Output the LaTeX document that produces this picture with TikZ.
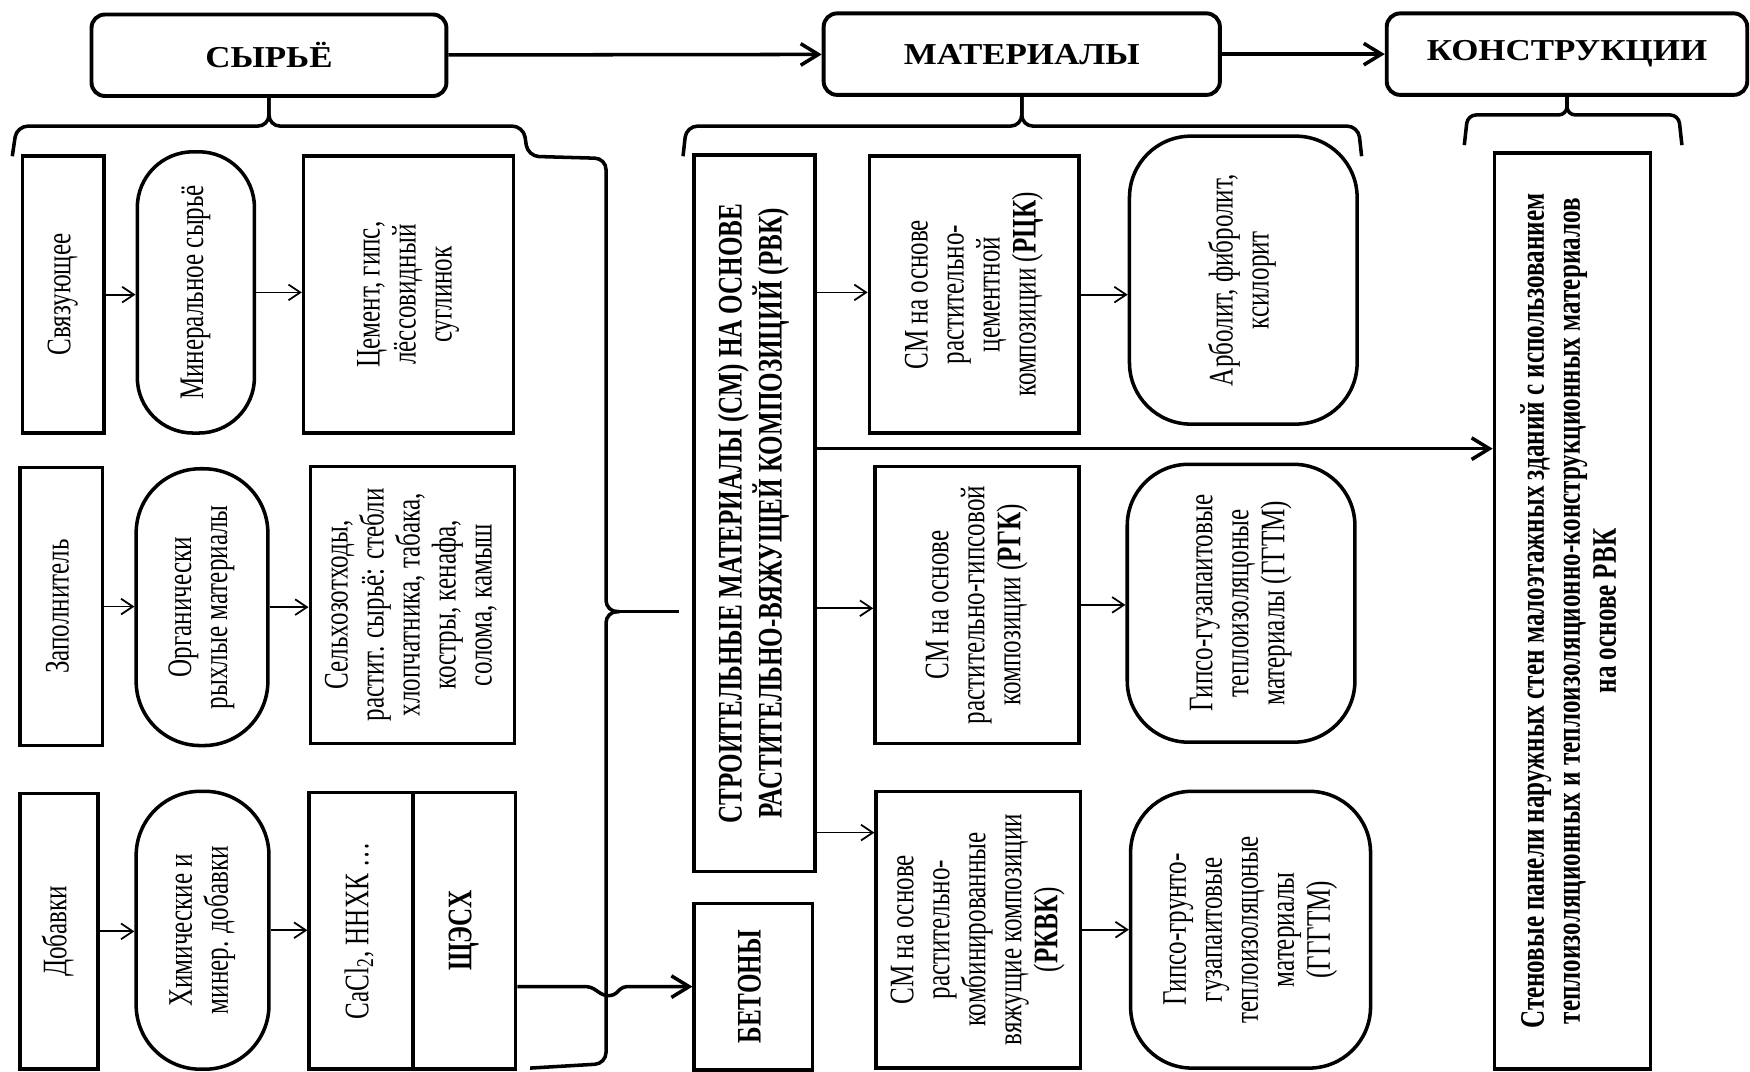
\documentclass[tikz,border=0pt]{standalone}
\usepackage{fontspec}
\setmainfont{Liberation Serif}
\usepackage{graphicx}
\usepackage{tikz}
\usetikzlibrary{arrows.meta,calc}
\newcommand{\fs}{\fontsize{12.8pt}{13.4pt}\selectfont}
% vertical (rotated) text, a bit widened across the lines
\newcommand{\vt}[1]{\rotatebox{90}{\scalebox{1}[1.37]{\begin{tabular}{@{}c@{}}#1\end{tabular}}}}
\newcommand{\hd}[1]{{\fontsize{15.5pt}{16pt}\selectfont\scalebox{1.15}[1]{\textbf{#1}}}}
\tikzset{
  box/.style={draw,line width=1.8pt,inner sep=0pt,font=\fs},
  wh/.style 2 args={minimum width=#1*0.02cm,minimum height=#2*0.02cm},
  hdr/.style={box,line width=2pt,rounded corners=0.24cm},
  pill/.style={box,rounded corners=#1},
  arr/.style={-{Straight Barb[length=6pt,width=8pt]},line width=0.9pt},
  tarr/.style={-{Straight Barb[length=9pt,width=11pt]},line width=1.8pt},
  brk/.style={line width=1.8pt,rounded corners=0.2cm},
}

\begin{document}
\begin{tikzpicture}[x=0.02cm,y=-0.02cm]
\useasboundingbox (0,0) rectangle (1568,960);
% Headers
\node[hdr,wh={318}{73}] (syr) at (241,49.5) {\hd{СЫРЬЁ}};
\node[hdr,wh={355}{73}] (mat) at (915.5,48.5) {\hd{МАТЕРИАЛЫ}};
\node[hdr,wh={323}{73}] (kon) at (1404,48.5) {\hd{КОНСТРУКЦИИ}};
\draw[tarr] (syr) -- (mat);
\draw[tarr] (mat) -- (kon);

% Brackets under the headers
\coordinate (tip) at (555,548);
\draw[brk] (11,140) -- (15,113) -- (syr.south |- 0,113) -- (syr.south);
\draw[brk] (syr.south) -- (syr.south |- 0,113) -- (469,113) -- (473,140)
  -- (543,142) -- (543,548) -- (tip);
\draw[brk] (tip) -- (543,548) -- (543,953) -- (475,957);
\draw[brk] (612,140) -- (615,113) -- (mat.south |- 0,113) -- (mat.south);
\draw[brk] (1220,140) -- (1217,113) -- (mat.south |- 0,113) -- (mat.south);
\draw[brk,rounded corners=0.15cm] (1312,130) -- (1315,103) -- (kon.south |- 0,103) -- (kon.south);
\draw[brk,rounded corners=0.15cm] (1507,130) -- (1504,103) -- (kon.south |- 0,103) -- (kon.south);

% Raw materials: binder
\node[box,wh={73}{248}] (svz) at (56.5,264) {\vt{Связующее}};
\node[pill=1cm,wh={105}{252}] (mnr) at (175.5,262) {\vt{Минеральное сырьё}};
\node[box,wh={188}{248}] (cem) at (366,264) {\vt{Цемент, гипс,\\лёссовидный\\суглинок}};
% filler
\node[box,wh={74}{249}] (zap) at (55,543.5) {\vt{Заполнитель}};
\node[pill=1.15cm,wh={118}{248}] (org) at (181,544) {\vt{Органически\\рыхлые материалы}};
\node[box,wh={183}{248}] (sel) at (369.5,542)
  {\vt{Сельхозотходы,\\растит. сырьё: стебли\\хлопчатника, табака,\\костры, кенафа,\\солома, камыш}};
% additives
\node[box,wh={70}{247}] (dob) at (53,834.5) {\vt{Добавки}};
\node[pill=1.15cm,wh={119}{249}] (xim) at (181.5,833.5) {\vt{Химические и\\минер. добавки}};
\node[box,wh={93}{248}] (cacl) at (323.5,834) {\vt{CaCl\textsubscript{2}, ННХК …}};
\node[box,wh={92}{248}] (shx) at (416,834) {\vt{\textbf{ЩЭСХ}}};
\foreach \a/\b in {svz/mnr,mnr/cem,zap/org,org/sel,dob/xim,xim/cacl}
  \draw[arr] (\a.east) -- (\b.west |- \a.east);

% Materials
\node[box,wh={108}{642}] (stroit) at (676,460)
  {\vt{\textbf{СТРОИТЕЛЬНЫЕ МАТЕРИАЛЫ (СМ) НА ОСНОВЕ}\\\textbf{РАСТИТЕЛЬНО-ВЯЖУЩЕЙ КОМПОЗИЦИЙ (РВК)}}};
\node[box,wh={106}{149}] (beton) at (675,884) {\vt{\textbf{БЕТОНЫ}}};
\draw[line width=1.8pt,shorten >=0.24cm] (tip) -- (stroit.west |- tip);
\draw[tarr,rounded corners=2pt] (shx.east |- beton.west) -- (529,884) -- (541,892)
  -- (550,892) -- (558,884) -- (beton.west);
\node[box,wh={188}{248}] (rck) at (873,264)
  {\vt{СМ на основе\\растительно-\\цементной\\композиции (\textbf{РЦК})}};
\node[box,wh={183}{248}] (rgk) at (875.5,542)
  {\vt{СМ на основе\\растительно-гипсовой\\композиции (\textbf{РГК})}};
\node[box,wh={183}{248}] (rkvk) at (876.5,833)
  {\vt{СМ на основе\\растительно-\\комбинированные\\вяжущие композиции\\(\textbf{РКВК})}};
\node[pill=1.1cm,wh={204}{258}] (arb) at (1114,251) {\vt{Арболит, фибролит,\\ксилорит}};
\node[pill=1.1cm,wh={204}{249}] (ggtm) at (1112,540.5)
  {\vt{Гипсо-гузапаитовые\\теплоизоляцоные\\материалы (ГГТМ)}};
\node[pill=1.1cm,wh={215}{248}] (gggtm) at (1120.5,833)
  {\vt{Гипсо-грунто-\\гузапаитовые\\теплоизоляцоные\\материалы\\(ГГГТМ)}};
\foreach \t/\y in {rck/262,rgk/545,rkvk/746}
  \draw[arr] (stroit.east |- 0,\y) -- (\t.west |- 0,\y);
\foreach \a/\b in {rck/arb,rgk/ggtm,rkvk/gggtm}
  \draw[arr] (\a.east) -- (\b.west |- \a.east);

% Constructions
\node[box,wh={140}{821}] (sten) at (1409,547.5)
  {\vt{\textbf{Стеновые панели наружных стен малоэтажных зданий с использованием}\\
   \textbf{теплоизоляционных и теплоизоляционно-конструкционных материалов}\\
   \textbf{на основе РВК}}};
\draw[tarr] (stroit.east |- 0,402) -- (sten.west |- 0,402);
\end{tikzpicture}
\end{document}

----------

EXERCISE REQUIREMENTS. Repeat verbatim all the material, but not the pictures.

WRITTEN SOLUTION.
Output the LaTeX document that produces this picture with TikZ.
\documentclass[tikz,border=0pt]{standalone}
\usepackage{fontspec}
\setmainfont{Liberation Serif}
\usepackage{graphicx}
\usepackage{tikz}
\usetikzlibrary{arrows.meta,calc}
\newcommand{\fs}{\fontsize{12.8pt}{13.4pt}\selectfont}
% vertical (rotated) text, a bit widened across the lines
\newcommand{\vt}[1]{\rotatebox{90}{\scalebox{1}[1.37]{\begin{tabular}{@{}c@{}}#1\end{tabular}}}}
\newcommand{\hd}[1]{{\fontsize{15.5pt}{16pt}\selectfont\scalebox{1.15}[1]{\textbf{#1}}}}
\tikzset{
  box/.style={draw,line width=1.8pt,inner sep=0pt,font=\fs},
  wh/.style 2 args={minimum width=#1*0.02cm,minimum height=#2*0.02cm},
  hdr/.style={box,line width=2pt,rounded corners=0.24cm},
  pill/.style={box,rounded corners=#1},
  arr/.style={-{Straight Barb[length=6pt,width=8pt]},line width=0.9pt},
  tarr/.style={-{Straight Barb[length=9pt,width=11pt]},line width=1.8pt},
  brk/.style={line width=1.8pt,rounded corners=0.2cm},
}

\begin{document}
\begin{tikzpicture}[x=0.02cm,y=-0.02cm]
\useasboundingbox (0,0) rectangle (1568,960);
% Headers
\node[hdr,wh={318}{73}] (syr) at (241,49.5) {\hd{СЫРЬЁ}};
\node[hdr,wh={355}{73}] (mat) at (915.5,48.5) {\hd{МАТЕРИАЛЫ}};
\node[hdr,wh={323}{73}] (kon) at (1404,48.5) {\hd{КОНСТРУКЦИИ}};
\draw[tarr] (syr) -- (mat);
\draw[tarr] (mat) -- (kon);

% Brackets under the headers
\coordinate (tip) at (555,548);
\draw[brk] (11,140) -- (15,113) -- (syr.south |- 0,113) -- (syr.south);
\draw[brk] (syr.south) -- (syr.south |- 0,113) -- (469,113) -- (473,140)
  -- (543,142) -- (543,548) -- (tip);
\draw[brk] (tip) -- (543,548) -- (543,953) -- (475,957);
\draw[brk] (612,140) -- (615,113) -- (mat.south |- 0,113) -- (mat.south);
\draw[brk] (1220,140) -- (1217,113) -- (mat.south |- 0,113) -- (mat.south);
\draw[brk,rounded corners=0.15cm] (1312,130) -- (1315,103) -- (kon.south |- 0,103) -- (kon.south);
\draw[brk,rounded corners=0.15cm] (1507,130) -- (1504,103) -- (kon.south |- 0,103) -- (kon.south);

% Raw materials: binder
\node[box,wh={73}{248}] (svz) at (56.5,264) {\vt{Связующее}};
\node[pill=1cm,wh={105}{252}] (mnr) at (175.5,262) {\vt{Минеральное сырьё}};
\node[box,wh={188}{248}] (cem) at (366,264) {\vt{Цемент, гипс,\\лёссовидный\\суглинок}};
% filler
\node[box,wh={74}{249}] (zap) at (55,543.5) {\vt{Заполнитель}};
\node[pill=1.15cm,wh={118}{248}] (org) at (181,544) {\vt{Органически\\рыхлые материалы}};
\node[box,wh={183}{248}] (sel) at (369.5,542)
  {\vt{Сельхозотходы,\\растит. сырьё: стебли\\хлопчатника, табака,\\костры, кенафа,\\солома, камыш}};
% additives
\node[box,wh={70}{247}] (dob) at (53,834.5) {\vt{Добавки}};
\node[pill=1.15cm,wh={119}{249}] (xim) at (181.5,833.5) {\vt{Химические и\\минер. добавки}};
\node[box,wh={93}{248}] (cacl) at (323.5,834) {\vt{CaCl\textsubscript{2}, ННХК …}};
\node[box,wh={92}{248}] (shx) at (416,834) {\vt{\textbf{ЩЭСХ}}};
\foreach \a/\b in {svz/mnr,mnr/cem,zap/org,org/sel,dob/xim,xim/cacl}
  \draw[arr] (\a.east) -- (\b.west |- \a.east);

% Materials
\node[box,wh={108}{642}] (stroit) at (676,460)
  {\vt{\textbf{СТРОИТЕЛЬНЫЕ МАТЕРИАЛЫ (СМ) НА ОСНОВЕ}\\\textbf{РАСТИТЕЛЬНО-ВЯЖУЩЕЙ КОМПОЗИЦИЙ (РВК)}}};
\node[box,wh={106}{149}] (beton) at (675,884) {\vt{\textbf{БЕТОНЫ}}};
\draw[line width=1.8pt,shorten >=0.24cm] (tip) -- (stroit.west |- tip);
\draw[tarr,rounded corners=2pt] (shx.east |- beton.west) -- (529,884) -- (541,892)
  -- (550,892) -- (558,884) -- (beton.west);
\node[box,wh={188}{248}] (rck) at (873,264)
  {\vt{СМ на основе\\растительно-\\цементной\\композиции (\textbf{РЦК})}};
\node[box,wh={183}{248}] (rgk) at (875.5,542)
  {\vt{СМ на основе\\растительно-гипсовой\\композиции (\textbf{РГК})}};
\node[box,wh={183}{248}] (rkvk) at (876.5,833)
  {\vt{СМ на основе\\растительно-\\комбинированные\\вяжущие композиции\\(\textbf{РКВК})}};
\node[pill=1.1cm,wh={204}{258}] (arb) at (1114,251) {\vt{Арболит, фибролит,\\ксилорит}};
\node[pill=1.1cm,wh={204}{249}] (ggtm) at (1112,540.5)
  {\vt{Гипсо-гузапаитовые\\теплоизоляцоные\\материалы (ГГТМ)}};
\node[pill=1.1cm,wh={215}{248}] (gggtm) at (1120.5,833)
  {\vt{Гипсо-грунто-\\гузапаитовые\\теплоизоляцоные\\материалы\\(ГГГТМ)}};
\foreach \t/\y in {rck/262,rgk/545,rkvk/746}
  \draw[arr] (stroit.east |- 0,\y) -- (\t.west |- 0,\y);
\foreach \a/\b in {rck/arb,rgk/ggtm,rkvk/gggtm}
  \draw[arr] (\a.east) -- (\b.west |- \a.east);

% Constructions
\node[box,wh={140}{821}] (sten) at (1409,547.5)
  {\vt{\textbf{Стеновые панели наружных стен малоэтажных зданий с использованием}\\
   \textbf{теплоизоляционных и теплоизоляционно-конструкционных материалов}\\
   \textbf{на основе РВК}}};
\draw[tarr] (stroit.east |- 0,402) -- (sten.west |- 0,402);
\end{tikzpicture}
\end{document}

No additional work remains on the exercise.